Charleston activists call for reparations, pushing city to release racial equity report

VIDEO: Charleston activists call for reparations, pushing city to release racial equity report

CHARLESTON, S.C. (WCSC) - Community activists are calling for more action eleven months after Charleston City Council created a special commission on equity, inclusion, and racial conciliation.

Saturday afternoon, around 15 Charleston Black Lives Matter activists showed up at Phillip Simmons Park on Charleston’s Eastside pushing for city-wide reparations.

“We believe it takes both holistic approach and direct payments,” Charleston BLM organizer Marcus McDonald said.

The group is supporting the release of the equity commission’s upcoming report but are calling on council to include reparations in it.

“If people have more resources, they will have more of a buy-in,” local activist Jerry Harris said. “If you own something or have resources, you’re part of a vibrant economy.”

The commission first started last June with the goal of releasing an action plan to better reach minority communities within 90 days. But extensions have pushed back the release of the report.

“You created this commission, don’t just let it idle by,” McDonald said. “These recommendations are important but actually address the issues and fix the issues we are saying need to be fixed.”

“The commission is still in the process of finalizing its recommendations and drafting the final report,” commission co-chair Jason Sakran said.

City councilmember, Robert Mitchell, who represents Charleston’s Eastside says he wants the results of the commission to lead to lasting change.

“Make an action plan, not just doing a commission and nothing happens,” Mitchell said. “People coming together and working together in harmony and peace, that’s the only way things are going to happen.”
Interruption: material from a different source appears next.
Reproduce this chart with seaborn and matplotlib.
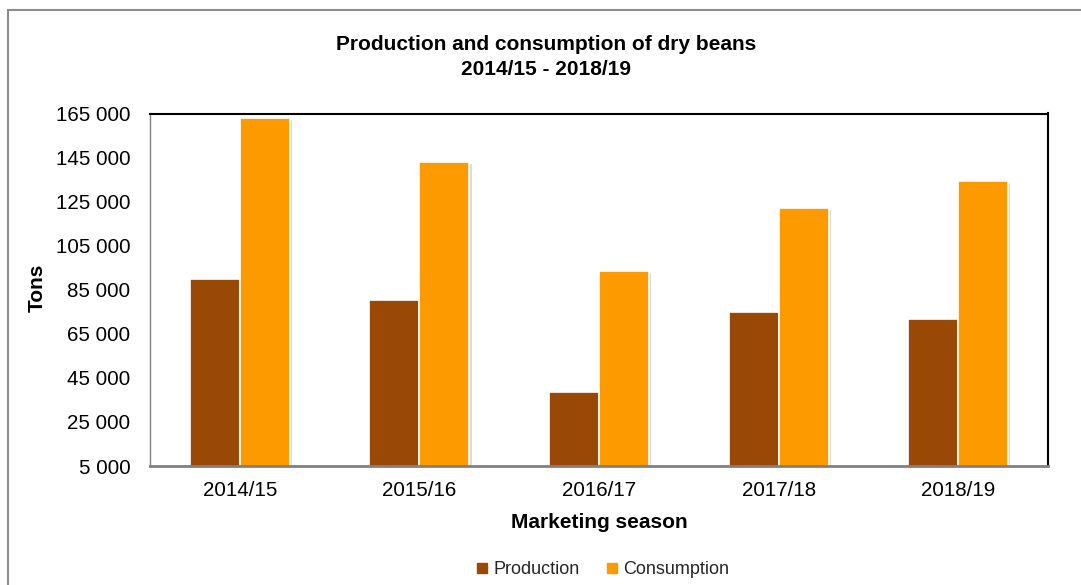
import matplotlib
matplotlib.use("Agg")
import matplotlib.pyplot as plt
import matplotlib.patheffects as pe
from matplotlib.lines import Line2D
from matplotlib.patches import Rectangle
from matplotlib.ticker import FixedLocator, FuncFormatter
import pandas as pd
import seaborn as sns

# Dry beans, tons per marketing season
seasons = ["2014/15", "2015/16", "2016/17", "2017/18", "2018/19"]
production = [90000, 80300, 38500, 75000, 71700]
consumption = [163000, 142900, 93600, 122100, 134500]
series_names = ["Production", "Consumption"]
y_ticks = [5000, 25000, 45000, 65000, 85000, 105000, 125000, 145000, 165000]

colors = {"Production": "#9A4806", "Consumption": "#FC9A00"}

df = pd.DataFrame({
    "season": seasons * 2,
    "tons": production + consumption,
    "series": [series_names[0]] * len(seasons) + [series_names[1]] * len(seasons),
})

sns.set_theme(style="white")
plt.rcParams["font.family"] = ["Liberation Sans", "DejaVu Sans"]

fig = plt.figure(figsize=(10.81, 5.85), dpi=100)
ax = fig.add_axes([150 / 1081, 1 - 466 / 585, 898 / 1081, 352.5 / 585])

sns.barplot(
    data=df, x="season", y="tons", hue="series", order=seasons,
    hue_order=series_names, palette=colors, saturation=1, width=0.557, gap=0,
    edgecolor="white", linewidth=1.2, legend=False, ax=ax,
)

shadow = [pe.SimplePatchShadow(offset=(1.5, -1.5), shadow_rgbFace="#999999", alpha=0.35), pe.Normal()]
for patch in ax.patches:
    patch.set_path_effects(shadow)

ax.set_ylim(y_ticks[0], y_ticks[-1])
ax.set_xlim(-0.5, len(seasons) - 0.5)
ax.yaxis.set_major_locator(FixedLocator(y_ticks))
ax.yaxis.set_major_formatter(FuncFormatter(lambda v, _: f"{int(v):,}".replace(",", " ")))
ax.tick_params(axis="both", length=0, labelsize=14.8, colors="#000000")
ax.tick_params(axis="y", pad=14)
ax.tick_params(axis="x", pad=11)

for side in ("top", "right"):
    ax.spines[side].set_color("#000000")
    ax.spines[side].set_linewidth(1.5)
ax.spines["left"].set_color("#808080")
ax.spines["left"].set_linewidth(1.0)
ax.spines["bottom"].set_color("#808080")
ax.spines["bottom"].set_linewidth(2.0)
for s in ax.spines.values():
    s.set_zorder(5)

ax.set_ylabel("Tons", fontsize=15, fontweight="bold", color="#000000")
ax.yaxis.set_label_coords(-0.115, 0.505)
ax.set_xlabel("Marketing season", fontsize=15, fontweight="bold", color="#000000")
ax.xaxis.set_label_coords(0.5, -0.133)

fig.text(546 / 1081, 1 - 57 / 585,
         "Production and consumption of dry beans\n2014/15 - 2018/19",
         ha="center", va="center", fontsize=15, fontweight="bold",
         linespacing=1.38, color="#000000")

handles = [Line2D([], [], marker="s", linestyle="none", markersize=7,
                  markerfacecolor=colors[n], markeredgecolor=colors[n])
           for n in series_names]
fig.legend(handles, series_names, loc="center", ncol=2,
           bbox_to_anchor=(601 / 1081, 1 - 570 / 585), frameon=False,
           fontsize=13, handletextpad=0.1, columnspacing=1.3,
           handlelength=1.0)

# Outer chart-area border
fig.patches.append(Rectangle((8 / 1081, -0.05), 1.2, 1 - 10 / 585 + 0.05,
                             transform=fig.transFigure, fill=False,
                             edgecolor="#8c8c8c", linewidth=1.5))

fig.savefig("out.png", dpi=100, facecolor="white")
“I personally am looking expectantly to all that comes next. I believe there are many of us who agree that the Commission become a permanent function of the City, to be established by Council and then an ongoing structure and mission to be determined,” District 12 Council Member Carol A Jackson said. “Again personally, I believe we’ve finally begun a journey that will lead to changes that take on the societal disparities we are agreeing are true and no longer acceptable in our society.”